A brand new site usually takes three to six months to rank for anything competitive, and sometimes longer for commercial terms in a busy market. Google has to find the site, trust it, and gather enough signals to judge it against established competitors. Long-tail and local searches come first, often within weeks. National head terms come last. If your site is only a few weeks old and not ranking, that is normal, not broken.
How do I check if my website is indexed by Google?
Type site:yourdomain.co.uk into Google. If your pages appear, they are indexed. If nothing shows, Google has not stored them and they cannot rank at all. The fix is to open Google Search Console, use the URL Inspection tool on the missing page, and click Request Indexing. Also confirm your robots.txt is not blocking crawlers and that no page is carrying an accidental noindex tag.
Why is my website on page 2 or 3 but not page 1?

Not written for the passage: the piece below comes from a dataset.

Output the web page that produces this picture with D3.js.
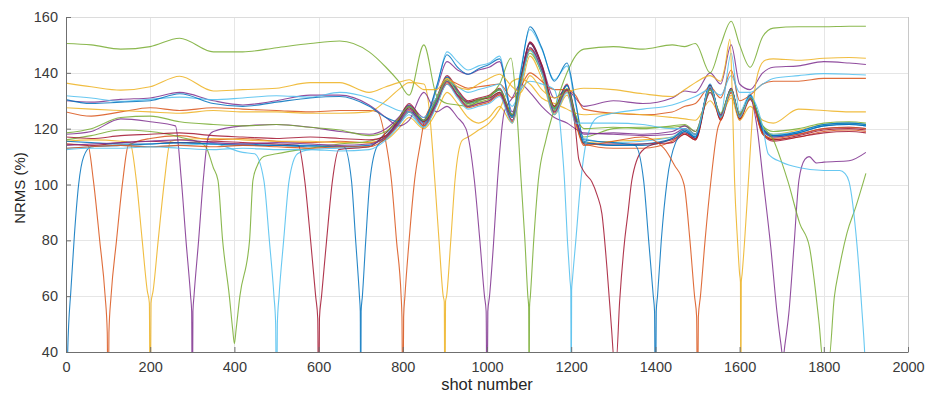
<!DOCTYPE html>
<html>
<head>
<meta charset="utf-8">
<script src="https://cdn.jsdelivr.net/npm/d3@7"></script>
<style>
  body { margin: 0; background: #fff; }
  text { font-family: "Liberation Sans", Arial, sans-serif; }
</style>
</head>
<body>
<svg id="chart" width="928" height="396"></svg>
<script>
const keyShots = [0, 60, 130, 200, 270, 350, 420, 500, 580, 650, 720,
  760, 790, 815, 850, 880, 905, 930, 955, 980, 1005, 1030, 1060, 1080, 1102, 1130, 1160, 1190, 1210, 1230,
  1300, 1370, 1440, 1470, 1495, 1530, 1555, 1580, 1600, 1625, 1655, 1680,
  1740, 1800, 1860, 1900];

// reference shot of each trace (where NRMS falls off)
const refShots = [0, 100, 200, 300, 400, 500, 600, 700, 800, 900, 1000,
  1100, 1200, 1300, 1400, 1500, 1600, 1700, 1800, 1900];

const lineColors = ['#0072BD', '#D95319', '#EDB120', '#7E2F8E', '#77AC30', '#4DBEEE', '#A2142F'];

const xTicks = [0, 200, 400, 600, 800, 1000, 1200, 1400, 1600, 1800, 2000];
const yTicks = [40, 60, 80, 100, 120, 140, 160];

// NRMS (%) at keyShots, one row per trace (null = inside the dip)
const keyNrms = [
  [null,113.5,114,114.5,115,114.5,114,114,113.5,113.5,114,
   117.5,123,128.5,122.5,130.5,138.5,133.5,129.5,130.5,131.5,134,124.5,137.5,150.5,142.5,127.5,135.5,124.5,115.5,
   114,114.5,116.5,119,116.5,135.5,124,134,124,132,119,117, 118.5,121,121.5,121],
  [114.5,null,null,116.5,117.5,116,116.5,115.5,115,115.5,115,
   117,121.5,126.5,121,128.5,137,132,128,129,130,132.5,123,136,149,141,126,134,123,114.5,
   113,113,115.5,118,116,134,123,133,123,130.5,118.5,116, 117,119,119.5,119],
  [115.5,116,115.5,null,116,116.5,116,115.5,115.5,115,115,
   116,120,124,120,126,133,129,124,122,124,128,122,133,146,138,125,132,122,115,
   115.5,116,117,119.5,118,133,124.5,132,125,131,120,118, 119.5,121.5,122,121.5],
  [118,119,123.5,122.5,null,119,121,121.5,120.5,119,118,
   120,124,128.5,124,134,144,141,139.5,141,142,144,126,138,151,143,131,134,131,128,
   130,129,131,133.5,133,140,136,150,136,134,140,142, 142.5,144,143.5,143],
  [116,117.5,119.5,119,117,null,null,111,113,114.5,115.5,
   117.5,122.5,127.5,122.5,130,137,132,128.5,129.5,130.5,133,124,136,148,140,126.5,134,124,117,
   120,120.5,120.5,121,118,134,125,133.5,125.5,131,121,119, 120,122,122.5,122],
  [113,113.5,114,113.5,114,114.5,111.5,null,112.5,113,113.5,
   118.5,121.5,125,120.5,134,147.5,144,141,142.5,143.5,146,125,141,155.5,148.5,137.5,142.5,129,116.5,
   115,115.5,117,119.5,117.5,135,125,147,126,132.5,120,118, 119,121.5,122,121.5],
  [114.5,114,115,115.5,115,115.5,115,114.5,null,null,113.5,
   118.5,123.5,129,123,131,139,134,130,131,132,134.5,125,138,151,143,128,136,125,114.5,
   114.5,114.5,116,118.5,116.5,135.5,123.5,134.5,123.5,131.5,118.5,116, 117.5,119.5,120,119.5],
  [115.5,115,114.5,114.5,115,114.5,114.5,114,114,113.5,null,
   116.5,122.5,128,122,130,138.5,133,129,130,131.5,134,124,137.5,150.5,142,127,135.5,124,115,
   114,114,116.5,119.5,117,136,124,134,124.5,131.5,119.5,117.5, 119,121.5,122,121.5],
  [126,124.5,126,127.5,126.5,127.5,127,126.5,126,126.5,126.5,
   null,null,null,122,131,137.5,136,134.5,135,135.5,136,131,135,140,137,134,134,132,127,
   125.5,125,126,128,129,135,131,141,130,132,136,137, 137,138,138,138],
  [127.5,127,126.5,126,125.5,126.5,126,126,125.5,125.5,126,
   130,134,136.5,136,null,null,null,117,119.5,122,127,137,138,136,131,129,127,125.5,125,
   125.5,125,124,123.5,123,130,125,131,123,128,123,122, 127,126.5,126,126],
  [130,129.5,130.5,131,133,130,128.5,130,132,132,128.5,
   124,121,123,133,126,128,124,null,null,null,null,131,136,133,128,124,122,120,118.5,
   118,117.5,118,120,118,133,125,133,125,130.5,120,117, 118,120,120.5,120],
  [150.5,150,148.5,149.4,152.4,147.5,147.5,149,150.5,151.4,147.5,
   142,137,132,150,132,129,128.5,128,130,131.5,136,null,null,null,null,null,140,146,148.5,
   149.4,148.5,150,149.4,150.5,140,150,158.5,150,142,153,156, 156.5,156.5,156.7,156.7],
  [131.8,131,129.8,130.5,131.3,130.4,131,131.8,131.3,133,131,
   128.5,126.5,126,124,131,137,135,133,134,135,136,128,134,137,136,134,null,null,null,
   125.5,127,128.5,130,131.5,134,132,139,133,133,136,138, 139,139.7,139.5,139.2],
  [117,116.5,117.5,118,118.5,117.5,117,116.5,117,116.5,116,
   117.5,123,127.5,122.5,129,136,132,129.5,130.5,131,133,125,137.5,150.5,142.5,128,134,120,null,
   null,null,115,118,116,134.5,123,134,123.5,131,118,115.5, 117,118.5,119,118.5],
  [130.4,129,129.5,130,132.5,129,128,129.5,131,131.5,128,
   124,122.5,126,123,135,146.5,142,139.5,141.5,143,145,124.5,140,156.5,149,137,143.5,130,116,
   115,null,null,119,117,135,124.5,134.5,124,132,120,117.5, 118.5,121,121.5,121],
  [113,113.5,114,113.5,114,113.5,114,113.5,113,113.5,113.5,
   116.5,121.5,126,121,128.5,136.5,131.5,127.5,128.5,129.5,132,122.5,135.5,148.5,140.5,125.5,133.5,122.5,114,
   115.5,117,null,null,null,null,123,133,124,131,118,116.5, 118,120,120.5,120],
  [136.3,135,133.8,135,138.8,133.5,134,134.5,136.5,136.5,133,
   135,136.5,137.5,134,134,138,135,134,136,138,139.5,135,133,139,134,131,133,134,134.5,
   134,132.5,131.5,134,136.5,139,137,null,null,null,null,145, 144.5,145.2,145.5,145.2],
  [114,114.5,115,115.5,116,115,114.5,115,114.5,114,114.5,
   117,122,127,121.5,129,137,132,128,129,130,132.5,123,136,149,141,126,134,123,118,
   118.5,118,119,121,119,134.5,125,134.5,125,131,null,null, null,108,108.5,111.5],
  [118.5,120,124,124.5,122.5,121.5,121,121.5,120.5,119.5,117.5,
   119,123.5,128,123,130.5,137.5,133,129,130.5,131.5,134,125,137,147,140,127.5,134.5,125,120,
   120.5,120,121,121.5,119,134,125.5,134,125,131,121,null, null,null,null,null],
  [112.5,113,113,113.5,113,112.5,113,112.5,112.5,112,112.5,
   116,121,126,120.5,128,136,131,127,128,129,131.5,122,135,148,140,125,133,122,122,
   122,121.5,120,120,118,135,124,133.5,124,131.5,120.6,null, null,null,null,null]
];

// [shot, NRMS] around each trace's own reference shot
const dipNrms = [
  [[0,10],[4,40],[12,63],[20,82],[30,100],[42,110]],
  [[52,114],[65,101.5],[80,80],[93,60],[98,47],[100,10],[102,47],[107,60],[120,80],[135,101.5],[148,114]],
  [[152,115],[167,101.5],[181,80],[193,62],[198,57.5],[200,10],[202,57.5],[207,62],[219,80],[234,101.5],[248,115.5]],
  [[260,121],[274,101.5],[285,80],[296,60],[298.5,54.5],[300,10],[301.5,54.5],[304,60],[315,80],[326,101.5],[338,117]],
  [[330,114],[350,106],[361,101.5],[372,80],[388,60],[396,48],[400,43],[404,48],[413,60],[436,80],[444,101.5],[455,107],[470,110]],
  [[448,111],[470,101.5],[483,80],[494,60],[498,50],[500,10],[502,50],[506,60],[517,80],[530,101.5],[550,111]],
  [[552,114],[567,101.5],[581,80],[593,60],[598,52],[600,10],[602,52],[607,60],[619,80],[633,101.5],[648,112.5]],
  [[660,113.5],[678,101.5],[688,80],[697,60],[699,54.5],[700,10],[701,54.5],[704,60],[712,80],[722,101.5],[740,114]],
  [[740,126],[760,115],[773,101.5],[785,80],[796,60],[798,52.5],[800,10],[802,52.5],[805,60],[815,80],[828,101.5],[842,115]],
  [[862,128],[876,101.5],[886,80],[896,60],[898.5,58],[900,10],[901.5,58],[904,60],[914,80],[924,101.5],[941,115.8]],
  [[950,120],[970,101.5],[983,80],[994,60],[998,54.5],[1000,10],[1002,54.5],[1006,60],[1016,80],[1025,101.5],[1041,126]],
  [[1057,145.3],[1070,128],[1081,101.5],[1090,80],[1097,60],[1099,56],[1100,10],[1101,56],[1103,60],[1111,80],[1122,101.5],[1140,116],[1160,127]],
  [[1165,132],[1178,114],[1184,101.5],[1191,80],[1197,66],[1199,62],[1200,10],[1201,62],[1203,66],[1211,80],[1223,101.5],[1240,118],[1262,124]],
  [[1218,109],[1233,104],[1249,101],[1262,96],[1273,89.5],[1285,70],[1296,48],[1302,37],[1307,37],[1315,58],[1327,80],[1335,90],[1344,101.5],[1368,112],[1400,114.5]],
  [[1352,114],[1372,101.5],[1384,80],[1395,60],[1398,54.5],[1400,10],[1402,54.5],[1405,60],[1414,80],[1428,101.5],[1448,115]],
  [[1420,113],[1445,107],[1468,100],[1482,80],[1493,60],[1498,52.5],[1500,10],[1502,52.5],[1507,60],[1518,80],[1532,101.5],[1548,120]],
  [[1565,142],[1577,152],[1583,130],[1588,101.5],[1595,80],[1600,68],[1602,65],[1603,10],[1604,65],[1606,68],[1612,80],[1621,101.5],[1634,131],[1648,142],[1662,144.6]],
  [[1640,122],[1656,101.5],[1674,77.6],[1689,54],[1698,43],[1703,38],[1708,43],[1717,54],[1729,77.6],[1741,101.6],[1755,109],[1765,110],[1783,107.7]],
  [[1680,116],[1700,108],[1715,101],[1743,86],[1766,77.6],[1777,66],[1789,50],[1798,37],[1812,37],[1825,59.7],[1836,69.4],[1855,82.6],[1876,92],[1900,104]],
  [[1668,111],[1700,108],[1743,106],[1800,105],[1838,105],[1850,104],[1860,101],[1879,78],[1891,54],[1897,40],[1900,30]]
];

const plot = { left: 66, right: 908, top: 17, bottom: 352 };
const svg = d3.select('#chart');

const x = d3.scaleLinear().domain([0, 2000]).range([plot.left, plot.right]);
const y = d3.scaleLinear().domain([40, 160]).range([plot.bottom, plot.top]);

// grid
const grid = svg.append('g').attr('shape-rendering', 'crispEdges');
grid.selectAll('line.gx').data(xTicks).enter().append('line')
  .attr('x1', d => Math.round(x(d)) + 0.5).attr('x2', d => Math.round(x(d)) + 0.5)
  .attr('y1', plot.top).attr('y2', plot.bottom)
  .attr('stroke', '#e6e6e6');
grid.selectAll('line.gy').data(yTicks).enter().append('line')
  .attr('x1', plot.left).attr('x2', plot.right)
  .attr('y1', d => Math.round(y(d)) + 0.5).attr('y2', d => Math.round(y(d)) + 0.5)
  .attr('stroke', '#e6e6e6');

svg.append('clipPath').attr('id', 'plotClip')
  .append('rect')
  .attr('x', plot.left).attr('y', plot.top)
  .attr('width', plot.right - plot.left).attr('height', plot.bottom - plot.top);

// merge the read points of each trace with its dip points
const traces = keyNrms.map((row, i) => {
  if (row.length !== keyShots.length) throw new Error('row ' + i + ' has ' + row.length);
  const dip = dipNrms[i];
  const lo = dip[0][0], hi = dip[dip.length - 1][0];
  const pts = keyShots.map((s, j) => [s, row[j]])
    .filter(p => p[1] !== null && (p[0] < lo || p[0] > hi))
    .concat(dip);
  pts.sort((a, b) => a[0] - b[0]);
  return { ref: refShots[i], color: lineColors[i % lineColors.length], pts: pts };
});

const line = d3.line()
  .x(d => x(d[0]))
  .y(d => y(d[1]))
  .curve(d3.curveMonotoneX);

svg.append('g').attr('clip-path', 'url(#plotClip)')
  .selectAll('path').data(traces).enter().append('path')
  .attr('d', d => line(d.pts))
  .attr('fill', 'none')
  .attr('stroke', d => d.color)
  .attr('stroke-width', 1.1)
  .attr('stroke-opacity', 0.85)
  .attr('stroke-linejoin', 'round');

// box lines on top/right
svg.append('line').attr('x1', plot.left).attr('x2', plot.right)
  .attr('y1', plot.top + 0.5).attr('y2', plot.top + 0.5).attr('stroke', '#dcdcdc');
svg.append('line').attr('x1', plot.right + 0.5).attr('x2', plot.right + 0.5)
  .attr('y1', plot.top).attr('y2', plot.bottom).attr('stroke', '#c8c8c8');

// axes
const axisColor = '#6f6f6f';
const gx = svg.append('g').attr('transform', `translate(0,${plot.bottom})`)
  .call(d3.axisBottom(x).tickValues(xTicks).tickFormat(d3.format('d'))
    .tickSize(-5).tickSizeOuter(0).tickPadding(10));
const gy = svg.append('g').attr('transform', `translate(${plot.left},0)`)
  .call(d3.axisLeft(y).tickValues(yTicks).tickFormat(d3.format('d'))
    .tickSize(-5).tickSizeOuter(0).tickPadding(8));

[gx, gy].forEach(g => {
  g.select('.domain').attr('stroke', axisColor);
  g.selectAll('.tick line').attr('stroke', axisColor);
  g.selectAll('.tick text')
    .attr('fill', '#3a3a3a')
    .style('font-size', '14.5px')
    .style('font-family', '"Liberation Sans", Arial, sans-serif');
});

svg.append('text')
  .attr('x', (plot.left + plot.right) / 2)
  .attr('y', 390)
  .attr('text-anchor', 'middle')
  .attr('fill', '#262626')
  .style('font-size', '16.5px')
  .text('shot number');

svg.append('text')
  .attr('transform', 'translate(25,188) rotate(-90)')
  .attr('text-anchor', 'middle')
  .attr('fill', '#262626')
  .style('font-size', '15px')
  .text('NRMS (%)');
</script>
</body>
</html>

A page stuck on page two or three is close, which means the basics are right and the gap is usually depth, intent, or authority. Google sees you as relevant but not yet the best answer. The fastest wins are to make the page genuinely more complete than the ones above it, match the exact thing the searcher wants, add internal links from your other pages, and earn a few quality links from real local or industry sites.
Can I get my website to rank without paying for ads?
Yes. Ranking in the normal, unpaid results is exactly what SEO is, and it is separate from Google Ads. Ads buy you the top slot for as long as you pay. SEO earns you a position that keeps working after you stop spending. Most small businesses should do both early on, ads for immediate enquiries while SEO builds, then lean on organic as it compounds.